In all I'm just having a bit of a downer, but I'll pull through. Heh, congrats to anyone who actually read all that. I guess I just felt like posting something a little more personal today :)

1 comment:

Bryce said...

Emberlee!
Hey, thanks so much for commenting! I really appreciate the feedback and encouragement. Writing is really something I love and want to do in my life, hopefully as a profession. And I realized about a month ago (at Sister Riding's prodding) that, even though it's my dream to be a writer, I simply haven't been writing! haha. So now I'm trying to more regularly, and hoping to decide on a novel idea that I want to run with pretty soon.

So, you paint? :) That's really cool, Embers!
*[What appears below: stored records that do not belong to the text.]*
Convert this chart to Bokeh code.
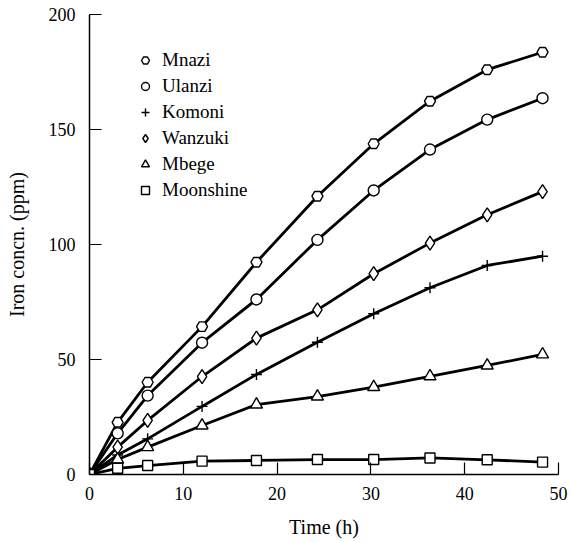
from bokeh.plotting import figure
from bokeh.models import Legend, LegendItem, Range1d, FixedTicker
from bokeh.embed import file_html
from bokeh.resources import INLINE

# Data
time_h = [0, 3, 6.2, 12, 17.8, 24.3, 30.3, 36.3, 42.4, 48.3]
mnazi = [0, 22.7, 40.1, 64.3, 92.3, 121.0, 143.8, 162.3, 176.0, 183.6]
ulanzi = [0, 17.9, 34.3, 57.3, 76.1, 102.0, 123.5, 141.3, 154.3, 163.6]
komoni = [0, 8.5, 15.5, 29.6, 43.5, 57.5, 69.9, 81.2, 90.9, 94.9]
wanzuki = [0, 11.9, 23.5, 42.6, 59.3, 71.6, 87.3, 100.6, 112.9, 123.0]
mbege = [0, 6.5, 11.9, 21.3, 30.4, 33.9, 38.0, 42.7, 47.4, 52.2]
moonshine = [0, 2.7, 3.9, 5.8, 6.1, 6.5, 6.5, 7.2, 6.4, 5.4]

series_names = ["Mnazi", "Ulanzi", "Komoni", "Wanzuki", "Mbege", "Moonshine"]
series_values = [mnazi, ulanzi, komoni, wanzuki, mbege, moonshine]
markers = ["hex", "circle", "cross", "diamond", "triangle", "square"]
sizes = [11, 11, 11, 14, 12, 10]

x_ticks = [0, 10, 20, 30, 40, 50]
y_ticks = [0, 50, 100, 150, 200]

FONT = "Liberation Serif"

p = figure(width=571, height=542, output_backend="svg", toolbar_location=None,
           x_range=Range1d(0, 50), y_range=Range1d(0, 200),
           min_border_left=89, min_border_right=13, min_border_top=14, min_border_bottom=68)
p.outline_line_color = None
p.grid.visible = False
p.background_fill_color = "white"
p.border_fill_color = "white"

for ax in (p.xaxis[0], p.yaxis[0]):
    ax.axis_line_color = "black"
    ax.axis_line_width = 1.5
    ax.major_tick_in = 12
    ax.major_tick_out = 0
    ax.major_tick_line_color = "black"
    ax.major_tick_line_width = 1.2
    ax.minor_tick_line_color = None
    ax.major_label_text_font = FONT
    ax.major_label_text_font_size = "18px"
    ax.major_label_text_color = "black"
    ax.axis_label_text_font = FONT
    ax.axis_label_text_font_size = "20px"
    ax.axis_label_text_font_style = "normal"
    ax.axis_label_text_color = "black"

p.xaxis.ticker = FixedTicker(ticks=x_ticks)
p.yaxis.ticker = FixedTicker(ticks=y_ticks)
p.xaxis.axis_label = "Time (h)"
p.yaxis.axis_label = "Iron concn. (ppm)"
p.xaxis.major_label_standoff = 12
p.yaxis.major_label_standoff = 14
p.xaxis.axis_label_standoff = 13
p.yaxis.axis_label_standoff = 18

items = []
for name, vals, mk, sz in zip(series_names, series_values, markers, sizes):
    p.line(time_h, vals, line_color="black", line_width=2.8)
    r = p.scatter(time_h, vals, marker=mk, size=sz, fill_color="white",
                  line_color="black", line_width=1.4)
    items.append(LegendItem(label=name, renderers=[r]))

legend = Legend(items=items, location=(46, 273), orientation="vertical",
                border_line_color=None, background_fill_alpha=0,
                padding=0, margin=0, spacing=4,
                glyph_width=20, glyph_height=20, label_height=20,
                label_standoff=7,
                label_text_font=FONT, label_text_font_size="19px",
                label_text_color="black")
p.add_layout(legend, "center")

open("out.html", "w").write(file_html(p, INLINE))
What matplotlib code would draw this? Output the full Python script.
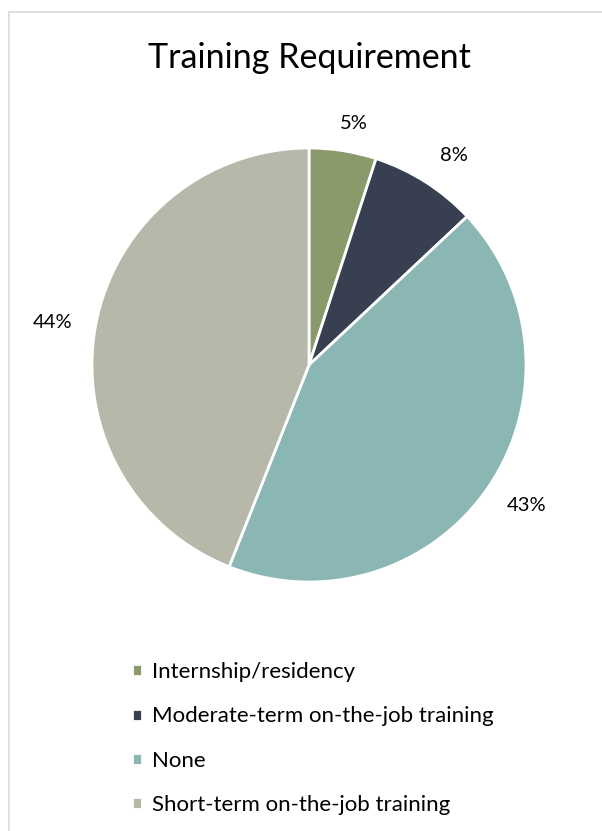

I'd like to see some of your art sometime. We all have our mediums, the ways we choose to express ourselves, and it sounds like that is yours.

Emberlee, I just want you to know that I'm here for you, alright? :) Even though I haven't been "close" to you, per se, over the last year or two, I still feel like I have. You know? And I want to help in any way that I can. I know you're doing so much better than in the past (and I'm so proud of you! I can totally tell, seriously. You've got this glow about you that wasn't there before. :) ). I just want to make sure you know that I'm always here if ever you feel like there's no one to turn to.
Okay? :)

I'm glad to see you post on here. Let's keep in touch and comment, eh?